Türk mutfağına dair yıllardır sorulan bizde sos yok mu? sorusu, sokarıç ile yanıt buluyor. Batı mutfağında soslar yemeğin üzerine eklenirken bizde yemeğin içine işliyor; lezzetin özüne dönüşüyor. Sokarıç, mutfakta görünmeyen ama her kaşıkta hissedilen bir tat katmanı olarak karşımıza çıkıyor.
Tencere yemeklerinin omurgasını oluşturan sokarıç; soğan, tereyağı ve salçanın kavrulmasıyla elde ediliyor. Sokarıçta bulunan domates salçası likopen içeriğiyle hücresel yaşlanmayı yavaşlatıyor ve bağışıklık sistemini destekliyor. Soğan ise prebiyotik içeriğiyle bağırsak mikrobiyotasını düzenliyor, bu da genel sağlığı ve uzun ömürlülüğü doğrudan etkiliyor.
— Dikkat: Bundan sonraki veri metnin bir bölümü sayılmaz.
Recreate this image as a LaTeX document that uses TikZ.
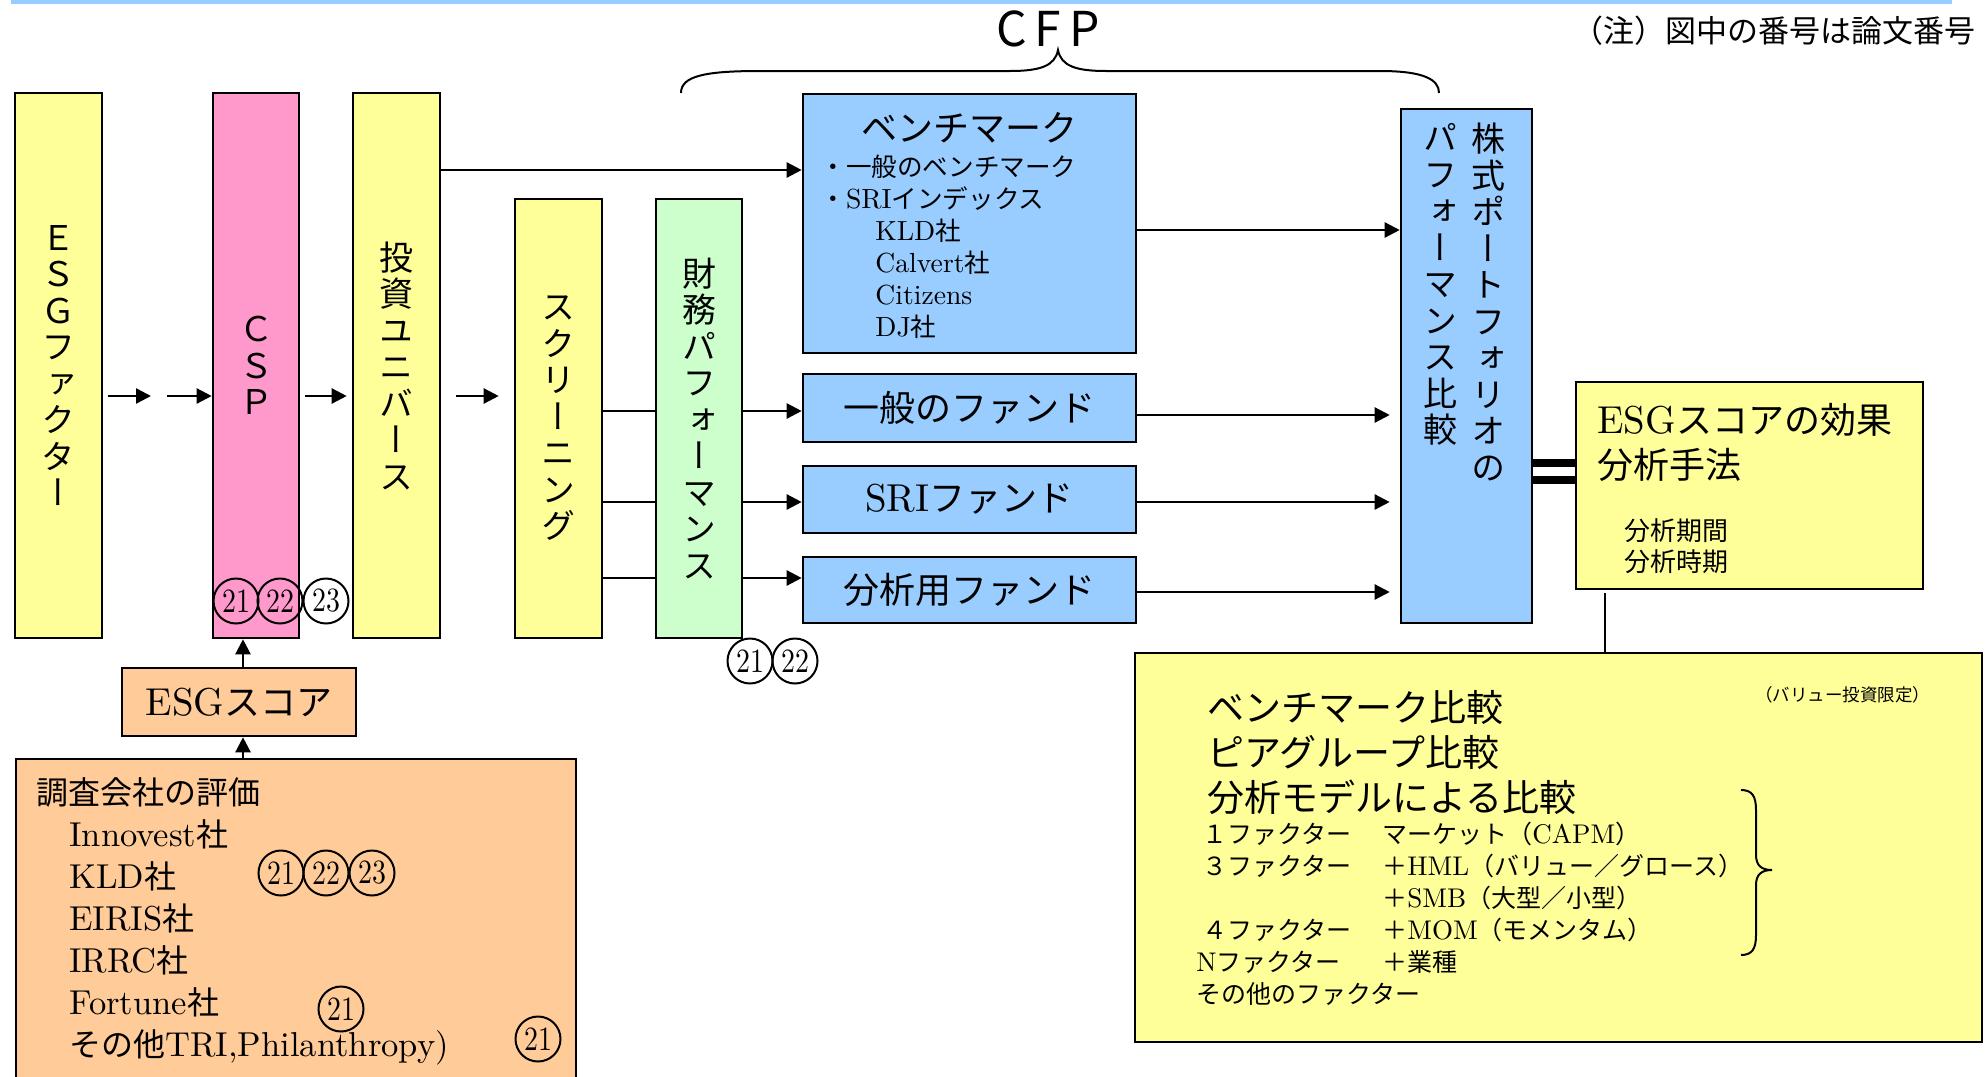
\documentclass[tikz,border=0pt]{standalone}
\usepackage{fontspec}
\setmainfont{Noto Sans CJK JP}
\newfontfamily\jpv[RawFeature=+vert]{Noto Sans CJK JP}
\newfontfamily\lat[Scale=1.08]{lmroman10-regular.otf}
\newfontfamily\latc[FakeStretch=0.82]{lmroman10-regular.otf}
\usetikzlibrary{arrows.meta}
\definecolor{cyel}{HTML}{FFFF99}
\definecolor{cpink}{HTML}{FF99CC}
\definecolor{cgreen}{HTML}{CCFFCC}
\definecolor{cblue}{HTML}{99CCFF}
\definecolor{corange}{HTML}{FFCC99}
\tikzset{
  box/.style={draw, line width=1.3pt, inner sep=0pt},
  vt/.style={font=\jpv\fontsize{17}{18.25}\selectfont, align=center, inner sep=0pt},
  arr/.style={line width=1.2pt, -{Triangle[length=7.5pt,width=7.5pt]}},
  ln/.style={line width=1.2pt},
  num/.style={draw, circle, line width=1pt, minimum size=22.5pt, inner sep=0pt, font=\latc\fontsize{17}{17}\selectfont},
  txt/.style={inner sep=0pt, align=left},
}
\begin{document}
\begin{tikzpicture}[x=0.5pt,y=-0.5pt]
\useasboundingbox (0,0) rectangle (1986,1076);
\fill[cblue] (11,0) rectangle (1952,4);

% title and note
\node[inner sep=0pt, font=\fontsize{24}{24}\selectfont] (cfp) at (1048,29) {C\hspace{4pt}F\hspace{4pt}P};
\node[inner sep=0pt, anchor=east, font=\fontsize{15.5}{15.5}\selectfont] (note) at (1976,31) {（注）図中の番号は論文番号};
\draw[line width=1pt] (681,93) .. controls (681,76) and (705,71) .. (760,71) -- (1010,71)
  .. controls (1040,71) and (1055,66) .. (1058,50) .. controls (1061,66) and (1076,71) .. (1106,71)
  -- (1380,71) .. controls (1425,71) and (1439,80) .. (1439,93);

% vertical boxes
\node[box, fill=cyel, minimum width=43.5pt, minimum height=272.5pt, vt] (esg) at (58.5,365.5) {Ｅ\\Ｓ\\Ｇ\\フ\\ァ\\ク\\タ\\ー};
\node[box, fill=cpink, minimum width=43pt, minimum height=272.5pt, vt] (csp) at (256,365.5) {Ｃ\\Ｓ\\Ｐ};
\node[box, fill=cyel, minimum width=43.5pt, minimum height=272.5pt, vt] (inv) at (396.5,365.5) {投\\資\\ユ\\ニ\\バ\\ー\\ス};
\node[box, fill=cyel, minimum width=43.5pt, minimum height=219.5pt, vt] (scr) at (558.5,418.5) {ス\\ク\\リ\\ー\\ニ\\ン\\グ};
\node[box, fill=cgreen, minimum width=43pt, minimum height=219.5pt, vt] (fin) at (699,418.5) {財\\務\\パ\\フ\\ォ\\ー\\マ\\ン\\ス};

% benchmark box
\node[box, fill=cblue, minimum width=166.5pt, minimum height=129.5pt] (bm) at (969.5,223.5) {};
\node[inner sep=0pt, font=\fontsize{18}{18}\selectfont] (bmt) at (969.5,128) {ベンチマーク};
\node[txt, anchor=north west, font=\fontsize{12.8}{16}\selectfont] (bml) at (820,155)
  {・一般のベンチマーク\\・{\lat SRI}インデックス\\\hspace*{27.5pt}{\lat KLD}社\\\hspace*{27.5pt}{\lat Calvert}社\\\hspace*{27.5pt}{\lat Citizens}\\\hspace*{27.5pt}{\lat DJ}社};

% fund boxes
\node[box, fill=cblue, minimum width=166.5pt, minimum height=34pt, font=\fontsize{18}{18}\selectfont] (f1) at (969.5,408) {一般のファンド};
\node[box, fill=cblue, minimum width=166.5pt, minimum height=33.5pt, font=\fontsize{18}{18}\selectfont] (f2) at (969.5,499.5) {{\lat SRI}ファンド};
\node[box, fill=cblue, minimum width=166.5pt, minimum height=33pt, font=\fontsize{18}{18}\selectfont] (f3) at (969.5,590) {分析用ファンド};

% portfolio box
\node[box, fill=cblue, minimum width=65.5pt, minimum height=257pt] (port) at (1466.5,366) {};
\node[vt, anchor=north] (portR) at (1488,123) {株\\式\\ポ\\ー\\ト\\フ\\ォ\\リ\\オ\\の};
\node[vt, anchor=north] (portL) at (1440,123) {パ\\フ\\ォ\\ー\\マ\\ン\\ス\\比\\較};

% effect box
\node[box, fill=cyel, minimum width=173.5pt, minimum height=103.5pt] (eff) at (1749.5,485.5) {};
\node[txt, anchor=north west, font=\fontsize{18}{22.5}\selectfont] (effT) at (1597,403) {{\lat ESG}スコアの効果\\分析手法};
\node[txt, anchor=north west, font=\fontsize{13}{15.5}\selectfont] (effS) at (1624,518) {分析期間\\分析時期};

% big box
\node[box, fill=cyel, minimum width=423.5pt, minimum height=194.5pt] (big) at (1558.5,847.5) {};
\node[txt, anchor=north west, font=\fontsize{18.5}{22.5}\selectfont] (bigT) at (1207,690) {ベンチマーク比較\\ピアグループ比較\\分析モデルによる比較};
\node[txt, anchor=north west, font=\fontsize{12.5}{16}\selectfont] (bigS) at (1202,822)
  {\makebox[90pt][l]{１ファクター}マーケット（{\lat CAPM}）\\
   \makebox[90pt][l]{３ファクター}＋{\lat HML}（バリュー／グロース）\\
   \makebox[90pt][l]{}＋{\lat SMB}（大型／小型）\\
   \makebox[90pt][l]{４ファクター}＋{\lat MOM}（モメンタム）\\
   \hspace*{-3pt}\makebox[93pt][l]{{\lat N}ファクター}＋業種\\
   \hspace*{-3pt}その他のファクター};
\node[inner sep=0pt, anchor=west, font=\fontsize{8.75}{8.75}\selectfont] (val) at (1755,695) {（バリュー投資限定）};
\draw[line width=1pt] (1741,790) .. controls (1752,790) and (1756,796) .. (1756,810) -- (1756,855)
  .. controls (1756,866) and (1762,870) .. (1772,870) .. controls (1762,870) and (1756,874) .. (1756,885)
  -- (1756,935) .. controls (1756,949) and (1752,955) .. (1741,955);

% ESG score and survey
\node[box, fill=corange, minimum width=117pt, minimum height=34pt, font=\fontsize{18}{18}\selectfont] (esgscore) at (239,702) {{\lat ESG}スコア};
\node[box, fill=corange, minimum width=280pt, minimum height=160.5pt] (survey) at (296,919.5) {};
\node[txt, anchor=north west, font=\fontsize{16}{21}\selectfont] (surveyT) at (36,777)
  {調査会社の評価\\\hspace*{16.5pt}{\lat Innovest}社\\\hspace*{16.5pt}{\lat KLD}社\\\hspace*{16.5pt}{\lat EIRIS}社\\\hspace*{16.5pt}{\lat IRRC}社\\\hspace*{16.5pt}{\lat Fortune}社\\\hspace*{16.5pt}その他{\lat TRI,Philanthropy)}};

% circled paper numbers
\node[num] (c1) at (236,601) {21};
\node[num] (c2) at (280,601) {22};
\node[num] (c3) at (326,601) {23};
\node[num] (c4) at (750,661) {21};
\node[num] (c5) at (795,661) {22};
\node[num] (c6) at (281,873) {21};
\node[num] (c7) at (326,873) {22};
\node[num] (c8) at (372,873) {23};
\node[num] (c9) at (341,1009) {21};
\node[num] (c10) at (538,1039) {21};

% coordinates
\coordinate (r1) at (0,396);
\coordinate (m1) at (151,396);
\coordinate (m2) at (167,396);
\coordinate (y170) at (0,170);
\coordinate (y230) at (0,230);
\coordinate (yA) at (0,411);
\coordinate (yB) at (0,502);
\coordinate (yC) at (0,578);
\coordinate (yD) at (0,415);
\coordinate (yE) at (0,502);
\coordinate (yF) at (0,592);
\coordinate (cx) at (243,0);
\coordinate (d1) at (0,463);
\coordinate (d2) at (0,480);
\coordinate (e1) at (1605,593);

% connectors
\draw[arr, shorten <=2.5pt] (esg.east |- r1) -- (m1);
\draw[arr] (m2) -- (csp.west |- r1);
\draw[arr, shorten <=2.5pt, shorten >=2.5pt] (csp.east |- r1) -- (inv.west |- r1);
\draw[arr, shorten <=7.5pt, shorten >=7.5pt] (inv.east |- r1) -- (scr.west |- r1);
\draw[arr] (inv.east |- y170) -- (bm.west |- y170);
\draw[arr] (bm.east |- y230) -- (port.west |- y230);
\draw[ln] (scr.east |- yA) -- (fin.west |- yA);
\draw[ln] (scr.east |- yB) -- (fin.west |- yB);
\draw[ln] (scr.east |- yC) -- (fin.west |- yC);
\draw[arr] (fin.east |- yA) -- (f1.west |- yA);
\draw[arr] (fin.east |- yB) -- (f2.west |- yB);
\draw[arr] (fin.east |- yC) -- (f3.west |- yC);
\draw[arr, shorten >=5pt] (f1.east |- yD) -- (port.west |- yD);
\draw[arr, shorten >=5pt] (f2.east |- yE) -- (port.west |- yE);
\draw[arr, shorten >=5pt] (f3.east |- yF) -- (port.west |- yF);
\draw[arr] (esgscore.north -| cx) -- (csp.south -| cx);
\draw[arr] (survey.north -| cx) -- (esgscore.south -| cx);
\draw[line width=4pt] (port.east |- d1) -- (eff.west |- d1);
\draw[line width=4pt] (port.east |- d2) -- (eff.west |- d2);
\draw[line width=1pt] (e1) -- (big.north -| e1);
\end{tikzpicture}
\end{document}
Tereyağının kontrollü kullanımı, yağda çözünen vitaminlerin emilimini artırıyor ve yemeğin besin değerini destekliyor.

Geleneksel bir Türk lezzeti olan sokarıç aynı zamanda modern beslenmenin temel yapı taşlarından biri hâline geliyor. Böylece yemeğe lezzet katarken sağlığa da dokunuyor. Yakmadan yapılması koşuluyla her mutfağa girmesi gereken bu sade karışım, yaşam biçimini iyileştirmek isteyenler için mükemmel bir başlangıç sunuyor.